Septième État le plus peuplé du pays et Swing State par excellence, l’Ohio est situé au cœur de la Rust Belt et, même si son industrie n’est plus aussi florissante que par le passé, demeure le troisième plus grand État industriel du pays. L’Ohio a également la réputation – bien méritée – d’être un Bellwether (pionnier, modèle). Et pour cause : depuis 1896, il a voté pour le vainqueur de chaque scrutin présidentiel, excepté ceux de 1944 et 1960. Il est également un des neuf derniers États à avoir une délégation partagée au Sénat, en l’occurrence un sénateur démocrate et un républicain, et ce, depuis 2006.

Au XVIIIe siècle, les premiers colons français s’installent sur le territoire correspondant à l’actuel Ohio, attirés par le commerce des fourrures des loups, castors et lynx abondants dans la région. Mais les Britanniques, implantés non loin de là, au niveau des actuelles Pennsylvanie et Virginie occidentale, convoitent la même zone. Des premières tensions éclatent dans la vallée de l’Ohio en 1754 : c’est la Guerre de la conquête, qui oppose les Britanniques aux Français et leurs alliés amérindiens. Cette guerre se termine en 1763 par la signature du Traité de Paris : l’Ohio, tout comme l’Est de la Nouvelle-France, passent sous contrôle britannique. Cette immense zone, qui s’étend du nord de l’actuel Wisconsin à la Floride, cédée par les Espagnols, est transformée en réserve indienne.

En 1783, le second Traité de Paris donne leur indépendance aux Treize colonies, qui forment les États-Unis d’Amérique. L’Indian Reserve passe sous contrôle américain et en 1787, le territoire – qui comprend les actuels Ohio, Indiana, Illinois, Michigan, Wisconsin et une petite partie du Minnesota – est administré sous le nom de Territory Northwest of the River Ohio. En 1803, l’Ohio devient le 17e État de l’Union ; il ne compte alors qu’un peu plus de 45 000 habitants.

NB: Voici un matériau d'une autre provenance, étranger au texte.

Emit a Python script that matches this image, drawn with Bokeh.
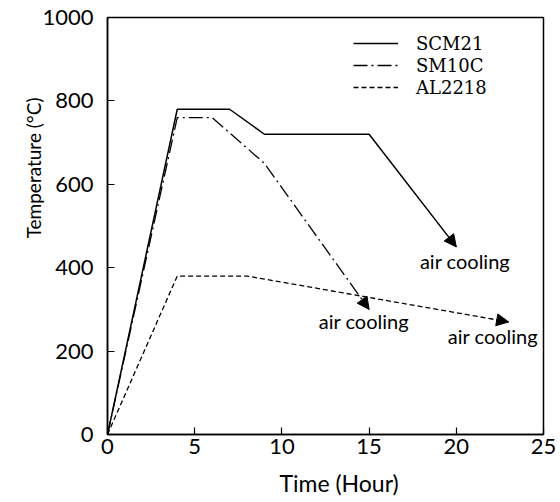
from bokeh.plotting import figure
from bokeh.models import Range1d, Legend, LegendItem, Arrow, NormalHead, Label, FixedTicker, Title
from bokeh.embed import file_html
from bokeh.resources import INLINE

# data (time in hours, temperature in deg C); last point of each = end of air-cooling arrow
scm21_t = [0, 4, 7, 9, 15, 20]
scm21_T = [0, 780, 780, 720, 720, 450]
sm10c_t = [0, 4, 6, 9, 15]
sm10c_T = [0, 760, 760, 650, 300]
al2218_t = [0, 4, 8, 23]
al2218_T = [0, 380, 380, 270]

series_names = ["SCM21", "SM10C", "AL2218"]
x_ticks = [0, 5, 10, 15, 20, 25]
y_ticks = [0, 200, 400, 600, 800, 1000]

note_text = ["air cooling", "air cooling", "air cooling"]
note_x = [20.5, 14.7, 22.1]
note_y = [415, 271, 237]

SANS = "Lato"
SERIF = "DejaVu Serif"

p = figure(frame_width=436, frame_height=417, output_backend="svg", toolbar_location=None,
           x_range=Range1d(0, 25), y_range=Range1d(0, 1000),
           min_border_left=107, min_border_right=16, min_border_top=17, min_border_bottom=67)
p.background_fill_color = "white"
p.border_fill_color = "white"
p.grid.visible = False
p.outline_line_color = "black"
p.outline_line_width = 1.5

for ax in (p.xaxis[0], p.yaxis[0]):
    ax.axis_line_color = "black"
    ax.axis_line_width = 1.5
    ax.major_tick_in = 7
    ax.major_tick_out = 0
    ax.major_tick_line_color = "black"
    ax.major_tick_line_width = 1.2
    ax.minor_tick_line_color = None
    ax.major_label_text_font = SANS
    ax.major_label_text_font_size = "22px"
    ax.major_label_text_color = "black"
p.xaxis.ticker = FixedTicker(ticks=x_ticks)
p.yaxis.ticker = FixedTicker(ticks=y_ticks)
p.xaxis.major_label_standoff = 4
p.yaxis.major_label_standoff = 14

r1 = p.line(scm21_t, scm21_T, line_color="black", line_width=1.5)
r2 = p.line(sm10c_t, sm10c_T, line_color="black", line_width=1.3, line_dash="14 4 2 4")
r3 = p.line(al2218_t, al2218_T, line_color="black", line_width=1.3, line_dash="5 3")

for t, T in ((scm21_t, scm21_T), (sm10c_t, sm10c_T), (al2218_t, al2218_T)):
    p.add_layout(Arrow(x_start=t[-2], y_start=T[-2], x_end=t[-1], y_end=T[-1],
                       line_alpha=0,
                       end=NormalHead(size=12, fill_color="black", line_color="black", line_width=1)))

for txt, x, y in zip(note_text, note_x, note_y):
    p.add_layout(Label(x=x, y=y, text=txt, text_align="center", text_baseline="middle",
                       text_font=SANS, text_font_size="20px", text_color="black"))

# axis titles
p.add_layout(Title(text="Time (Hour)", align="left", offset=172, standoff=21,
                   text_font=SANS, text_font_size="23px", text_font_style="normal",
                   text_color="black"), "below")
p.add_layout(Title(text="Temperature (°C)", align="right", offset=80, standoff=-10,
                   text_font=SANS, text_font_size="19px", text_font_style="normal",
                   text_color="black"), "left")

legend = Legend(items=[LegendItem(label=n, renderers=[r]) for n, r in zip(series_names, [r1, r2, r3])],
                location=(246, 336), padding=0, margin=0, spacing=0,
                glyph_width=45, glyph_height=22, label_height=22, label_standoff=18,
                label_text_font=SERIF, label_text_font_size="18px", label_text_color="black",
                border_line_color=None, background_fill_alpha=0)
p.add_layout(legend)

open("out.html", "w").write(file_html(p, INLINE))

Cleveland, fondée en 1796 sur la rivière Cuyahoga et au bord du lac Erie, et très proche de la Pennsylvanie voisine, devient très vite un centre industriel, notamment dans l’exploitation pétrolière, la construction automobile et la métallurgie.

À l’heure actuelle, l’Ohio est le deuxième État le plus producteur d’automobiles, derrière le Michigan. Y sont notamment implantés General Motors, Honda, Daimler-Chrysler et Ford. Depuis 1941, la NASA est installée à Cleveland, via le Glenn Research Center, nommé ainsi en l’honneur de John Glenn, astronaute et sénateur. Enfin, l’agriculture occupe toujours une part importante dans l’économie de l’État. 

Les principales agglomérations sont Cincinnati, située au sud de l’État, à la frontière avec le Kentucky (où se situent les banlieues sud de la ville), Columbus – la capitale, au centre de l’État, ainsi que Toledo et Cleveland, au bord du lac Erie, la première, à quelques encablures du Michigan voisin, la seconde proche de la Pennsylvanie.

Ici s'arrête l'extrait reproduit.